Britton Colquitt is a branch of NFL punting royalty, and when the Vikings signed him last Sunday, it gave him a start on his 10th pro season.

But Colquitt’s NFL career almost ended before it started. Undrafted out of Tennessee, where he had alcohol-related arrests, he was cut by Denver in training camp in 2009.

His brother, Dustin, was in his fifth season as Kansas City’s punter, and gave Britton a phone call.

“He said, ‘Hey, just drive on over to Kansas City,’ ” Colquitt recalled. “You stay with us however long you need, and also be a baby sitter.”

Dustin Colquitt helped save his little brother’s career, furthering the Colquitt pedigree of punters. It started with their grandfather, Lester, an all-state Tennessee high school punter. Their father, Craig, was a two-time Super Bowl champion punter for the Steelers; uncle Jimmy, punted for the Seahawks in 1985, and a cousin, Travis, punted for Marshall and had a cup of coffee with the Bills in 1995.

In six weeks living with his brother’s family, Britton recalibrated personally and professionally. He saw firsthand a pro punter’s lifestyle, worked out at high schools and developed the end-over-end kick — called a rugby punt — he has used for the past nine NFL seasons.

Colquitt, now 34, said he also matured before the Broncos added him to their roster December 2009.

“I got to see what family life was like, what was more important — raising your kids and doing those things,” Colquitt said. “That helped a lot to grow, to see [Dustin] go to work every day and learn what it was like to be a pro. Because, obviously, I wasn’t maybe ready when I was in Denver.”

Ten years later, Colquitt arrives as the Vikings’ fourth punter in four years. No further maturity is required: Colquitt has booted 718 punts and was an AFC Pro Bowl alternate after pinning 32 punts (the second-highest total of his career) inside the opponents’ 20-yard line for the Browns last season. He was let go after three seasons in Cleveland last week in favor of the big-legged, 22-year-old Jamie Gillan.

Colquitt, who earned a Super Bowl ring with the 2015 Broncos, also will be the Vikings holder, which he’s done for other teams for nine NFL seasons. Holds were an issue for the Vikings this summer as they rotated punter Matt Wile and receiver Chad Beebe in the role.

Cursed Vikings specialists? Colquitt smiled at the notion.

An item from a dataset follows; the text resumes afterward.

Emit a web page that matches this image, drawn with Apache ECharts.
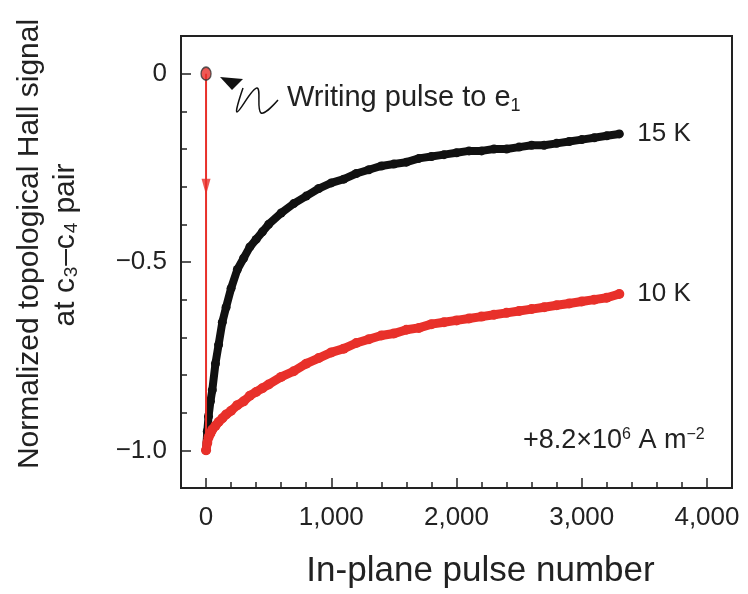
<!DOCTYPE html>
<html><head><meta charset="utf-8">
<script src="https://cdn.jsdelivr.net/npm/echarts@6/dist/echarts.min.js"></script>
<style>html,body{margin:0;padding:0;background:#fff}#c{width:748px;height:594px}</style>
</head><body><div id="c"></div>
<script>
const pulses = [0,10,20,35,50,75,100,130,160,200,250,300,350,400,450,500,600,700,800,900,1000,1100,1200,1300,1400,1500,1600,1700,1800,1900,2000,2100,2200,2300,2400,2500,2600,2700,2800,2900,3000,3100,3200,3300];
const k15 = [-1.0,-0.95,-0.91,-0.87,-0.84,-0.77,-0.72,-0.66,-0.62,-0.57,-0.52,-0.49,-0.46,-0.44,-0.42,-0.40,-0.37,-0.345,-0.325,-0.305,-0.29,-0.28,-0.265,-0.255,-0.245,-0.24,-0.235,-0.225,-0.22,-0.215,-0.21,-0.205,-0.205,-0.2,-0.2,-0.195,-0.19,-0.19,-0.185,-0.18,-0.175,-0.17,-0.165,-0.16];
const k10 = [-1.0,-0.98,-0.965,-0.955,-0.945,-0.935,-0.925,-0.915,-0.905,-0.895,-0.88,-0.87,-0.855,-0.845,-0.835,-0.825,-0.805,-0.79,-0.77,-0.755,-0.74,-0.73,-0.715,-0.705,-0.695,-0.69,-0.68,-0.675,-0.665,-0.66,-0.655,-0.65,-0.645,-0.64,-0.635,-0.63,-0.625,-0.62,-0.615,-0.61,-0.605,-0.6,-0.595,-0.585];
const xMajor = [0,1000,2000,3000,4000];
const xMinor = [-200,200,400,600,800,1200,1400,1600,1800,2200,2400,2600,2800,3200,3400,3600,3800,4200];
const yMajor = [-1.0,-0.5,0];
const yMinor = [-1.1,-0.9,-0.8,-0.7,-0.6,-0.4,-0.3,-0.2,-0.1,0.1];
const writePulse = [[0,0],[0,-1.0]];
const arrowHead = [[0,-0.3]];

const FONT = 'Liberation Sans, Arial, sans-serif';
const C = '#222';
const chart = echarts.init(document.getElementById('c'));
const xFmt = v => v === 0 ? '0' : v.toLocaleString('en-US');
const yFmt = v => Math.abs(v) < 1e-9 ? '0' : (v < 0 ? '\u2212' : '') + Math.abs(v).toFixed(1);
const series = k => pulses.map((p,i)=>[p,k[i]]);

chart.setOption({
  animation:false,
  grid:{left:181,right:16,top:36,bottom:105,show:true,borderColor:C,borderWidth:2,backgroundColor:'transparent'},
  xAxis:[{
    type:'value',min:-200,max:4200,
    name:'In-plane pulse number',nameLocation:'middle',nameGap:66,
    nameTextStyle:{fontFamily:FONT,fontSize:35,color:C,padding:[0,0,0,48]},
    axisLine:{show:true,onZero:false,lineStyle:{color:C,width:2}},
    splitLine:{show:false},
    axisTick:{show:true,inside:true,length:10,customValues:xMajor,lineStyle:{color:C,width:1.5}},
    axisLabel:{customValues:xMajor,formatter:xFmt,fontFamily:FONT,fontSize:26,color:C,margin:17}
  },{
    type:'value',min:-200,max:4200,gridIndex:0,position:'bottom',
    axisLine:{show:false,onZero:false},splitLine:{show:false},
    axisTick:{show:true,inside:true,length:6,customValues:xMinor,lineStyle:{color:C,width:1.5}},
    axisLabel:{show:false}
  }],
  yAxis:[{
    type:'value',min:-1.1,max:0.1,
    axisLine:{show:true,onZero:false,lineStyle:{color:C,width:2}},
    splitLine:{show:false},
    axisTick:{show:true,inside:true,length:10,customValues:yMajor,lineStyle:{color:C,width:1.5}},
    axisLabel:{customValues:yMajor,formatter:yFmt,fontFamily:FONT,fontSize:26,color:C,margin:14}
  },{
    type:'value',min:-1.1,max:0.1,position:'left',
    axisLine:{show:false,onZero:false},splitLine:{show:false},
    axisTick:{show:true,inside:true,length:6,customValues:yMinor,lineStyle:{color:C,width:1.5}},
    axisLabel:{show:false}
  }],
  series:[
    {type:'line',name:'15 K',data:series(k15),showSymbol:true,symbol:'circle',symbolSize:9,
     itemStyle:{color:'#111'},lineStyle:{color:'#111',width:8,cap:'round',join:'round'},
     endLabel:{show:true,formatter:'15 K',distance:18,fontFamily:FONT,fontSize:26,color:C},z:2},
    {type:'line',name:'10 K',data:series(k10),showSymbol:true,symbol:'circle',symbolSize:10,
     itemStyle:{color:'#e8302a'},lineStyle:{color:'#e8302a',width:9,cap:'round',join:'round'},
     endLabel:{show:true,formatter:'10 K',distance:18,fontFamily:FONT,fontSize:26,color:C},z:3},
    {type:'line',data:writePulse,showSymbol:false,lineStyle:{color:'#e8302a',width:2},z:4,silent:true},
    {type:'scatter',data:arrowHead,symbol:'triangle',symbolRotate:180,symbolSize:[9,16],itemStyle:{color:'#e8302a'},z:5},
    {type:'scatter',data:[writePulse[0]],symbol:'circle',symbolSize:[10,13],itemStyle:{color:'#e8302a',borderColor:'#333',borderWidth:1.5},z:6}
  ],
  graphic:[
    {type:'text',x:30,y:244,rotation:Math.PI/2,style:{
      text:'Normalized topological Hall signal',
      align:'center',verticalAlign:'middle',fill:C,fontFamily:FONT,fontSize:30}},
    {type:'text',x:66,y:245,rotation:Math.PI/2,style:{
      text:'at c\u2083\u2013c\u2084 pair',
      align:'center',verticalAlign:'middle',fill:C,fontFamily:FONT,fontSize:30}},
    {type:'text',x:287,y:98,style:{
      text:'{a|Writing pulse to e}{s|1}',align:'left',verticalAlign:'middle',fontFamily:FONT,fontSize:29,
      rich:{a:{fontFamily:FONT,fontSize:29,fill:C,lineHeight:36},s:{fontFamily:FONT,fontSize:18,fill:C,lineHeight:36,padding:[16,0,0,0]}}}},
    {type:'text',x:523,y:441,style:{
      text:'{a|+8.2\u00d710}{p|6}{a| A m}{p|\u22122}',align:'left',verticalAlign:'middle',fontFamily:FONT,fontSize:27,
      rich:{a:{fontFamily:FONT,fontSize:27,fill:C,lineHeight:32},p:{fontFamily:FONT,fontSize:16,fill:C,lineHeight:32,padding:[0,0,12,0]}}}},
    {type:'polyline',shape:{points:[[243,88],[237,112],[257,88],[261,113],[278,100]],smooth:0.4},style:{stroke:'#111',lineWidth:1.5,fill:null}},
    {type:'polygon',shape:{points:[[220,77],[243,79],[232,90]]},style:{fill:'#111'}}
  ]
});
</script></body></html>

“It makes me excited; you know what I mean?” Colquitt said. “I feel confident, because I’ve done it. This is my 10th year, so I feel confident in that. I’m not worried about that. I don’t feel like there’s a curse. Maybe in Tampa, there’s a curse for drafting kickers — I don’t know why you’re going to continue to do that. But I don’t think there’s a curse here. I just think there hasn’t been a good mesh.”

There’s little that surprises Colquitt after 144 NFL games, including when his oldest son, 7-year-old Nash, started expressing interest in the family punting business.

“So he already thinks he’s going to do that,” Colquitt said. “Let’s do it. What a way to live your life.”